I got out my honey to show it off, and then got some on my gloves. So then I proceeded to clean the honey off of them. It worked.

Monkey Bars! Lenny and I got to climb on them. There was a repeating song that quickly became annoying coming through speakers. A video of dudes climbing on the bars accompanied the speakers. So we figured it was alright if we climbed on them as well.

Proof that we were there

The timpanist’s sheet music.

This girl kept jumping to the fresh snow to make snow angels.

Perhaps the coolest looking building in the fog in Moscow, the gold up top supposedly solar panels, according to one of the Russians with us.

Communists!

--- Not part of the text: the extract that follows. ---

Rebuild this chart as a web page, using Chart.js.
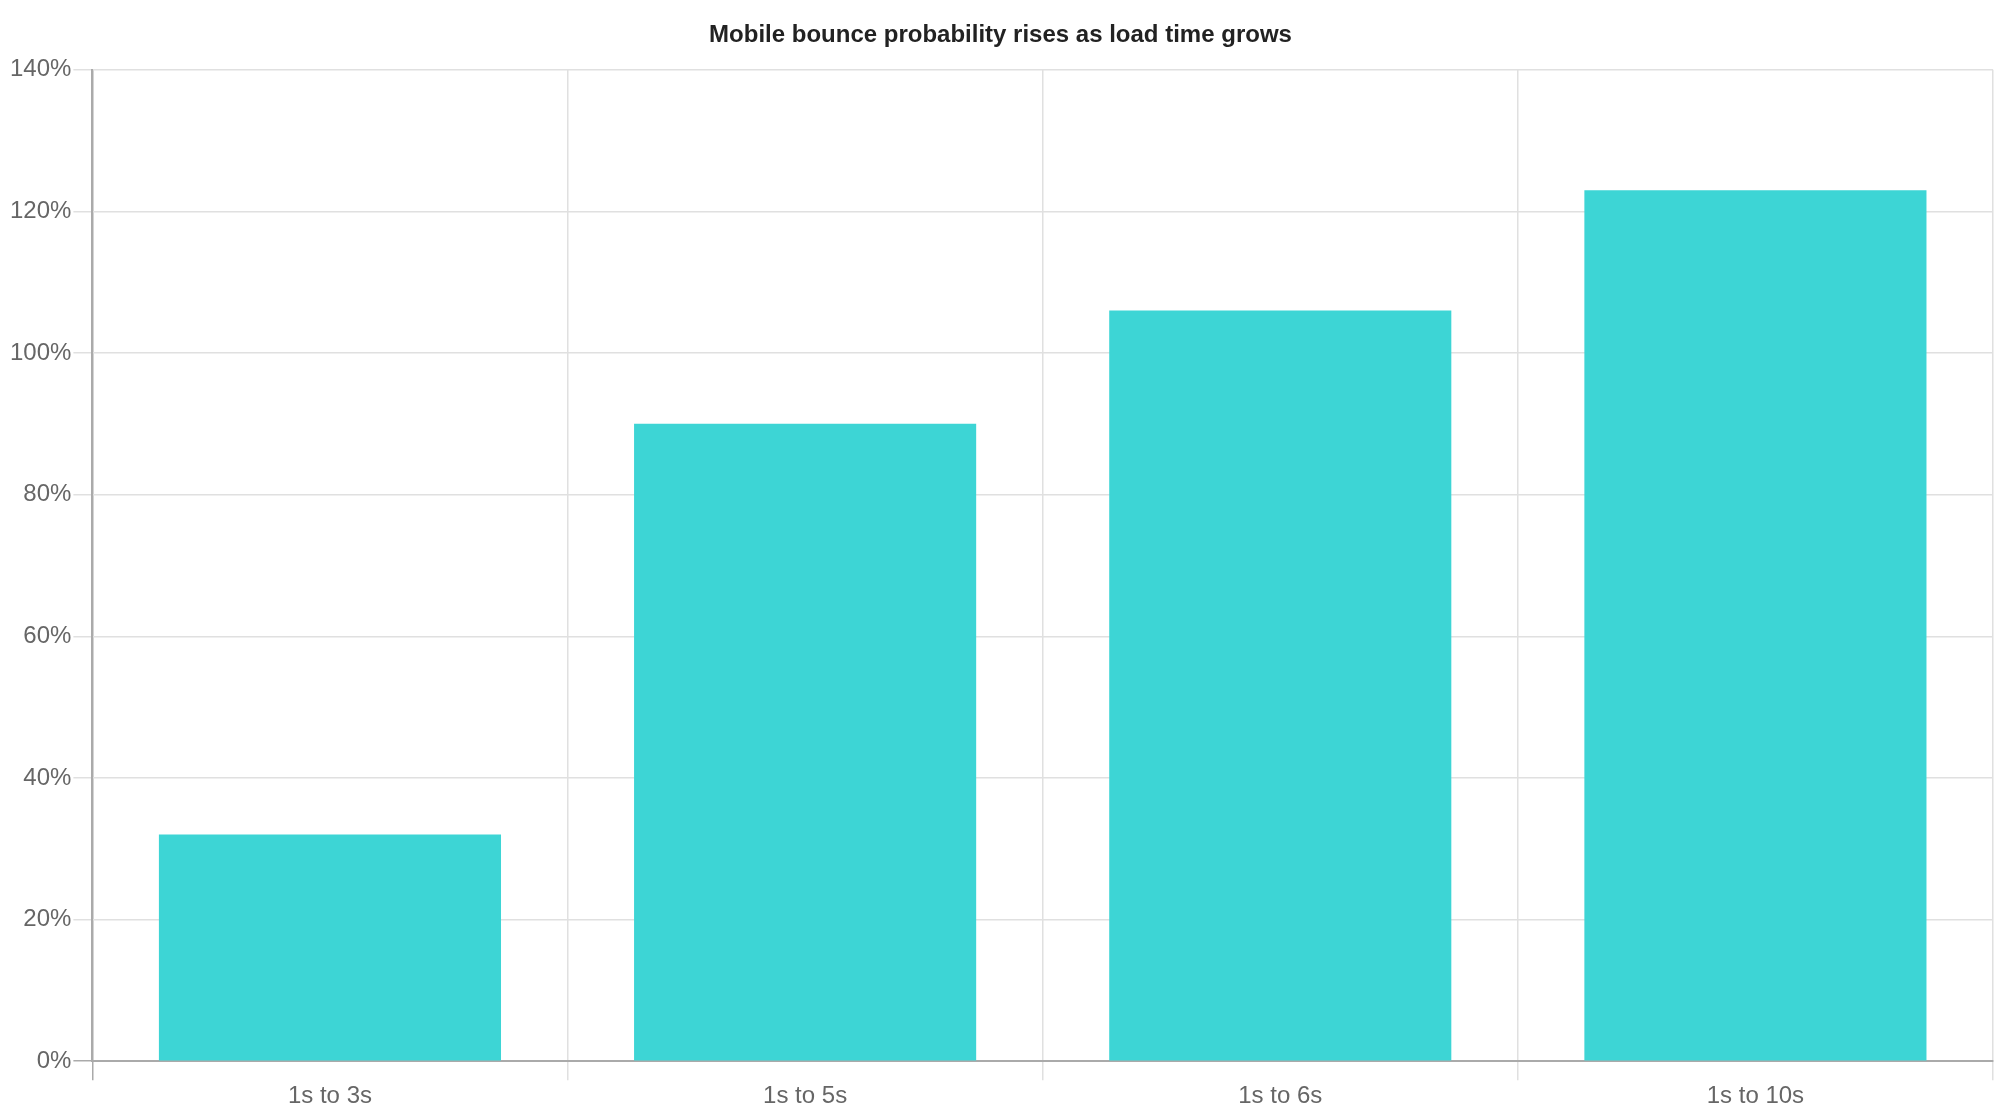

We dared not get any closer as we didn’t want to get hurt.

After walking all the way back to Kreshatik we decided to walk along its sidewalk for a bit before heading to an inexpensive cafe. While this is the sidewalk it doubles as a parking lot for cars. Yes, I was almost hit by this suv, but it was going pretty slow.

My favorite photo of the day

From the riverwatchmen’s point of view. I took this shot over 10 times, experimenting with the focus and shutter exposure time. I was surprised at how much I learned about my camera. Anyway, I was finally satisfied by this one.

A Russian woman begging at the edge of Red Square.

Looking down on lower Old Town. This sight was my favorite in the whole city. I acquired a background for my computer of a Swiss skyline wishing that I could see something that resembled it and now I have. The tallest church tower belongs to St. Olaf’s. To my disappointment, all the doors were locked both days we tried to enter.

Turns out it was colder this morning than on Tuesday evening. It did feel a bit chilly out on the hill.

The bridge from the tower to the entrance on the other side of what might have once been a moat gave me this view of one last incredible Moscow sunset.

Meat fondue with Marcel’s family. Jamie is very photogenic once she gets over her shyness.

Natalia on the left with Jamie, Luca checking out their fun. Désirée in the middle, Lidya in front in pink, and Bea to the right.

There was even a soccer field hidden away in the forest/meadow combination that spanned the hill.

Stadt Park Metro Station. Very pretty actually.

Mendelssohn Bartholdy Park.

Right up front.

The walls of the processional way from the city of Babylon.

The first chessmaster in the world. And he was Czech. Apparently, his rival and him would publish books about the other one saying the other one couldn’t play chess and this went back and forth.

A delicious dessert we all shared. Apple strudel and a sweet dumpling thing.

Looking down at Lower Bern from the Parliament Building.

There. That was a rough summary of my trip in a few pictures. It was a blast. The ups, the downs, and everything in between. I’m glad I did it and would definitely like to do it again.

I want to thank everyone who read, looked, and listened (or at least one of those) to my journal and to thank you especially for your patience in often waiting for a delayed update. Your comments and continued support (even if it was simply ghost support) were appreciated.

When I’m not sleeping on the plane, I will be listening to the following song, thinking about returning home. And even though I won’t be on a train, I’d like to imagine I were. And even if I can’t do that, this song gives me a wonderful sense of returning home. My parents are worried I don’t want to come home; I think this song expresses more than I could ever say in words regarding my feelings about home.

~ Caleb

One Responseto “Farewell – Coming Home – Looking Back (9 Jan 2010)”

  1. Nana says:

    Caleb, we have certainly appreciated and enjoyed all of the photos & comments on the blog. I especially liked the photos showing landscapes, water, and people. The buildings were interesting, but seeing YOU in a photo was very nice. George & I both think you have done a great job of recording your time in Russia, friends you’ve made, and information about your visits in Europe on the way home!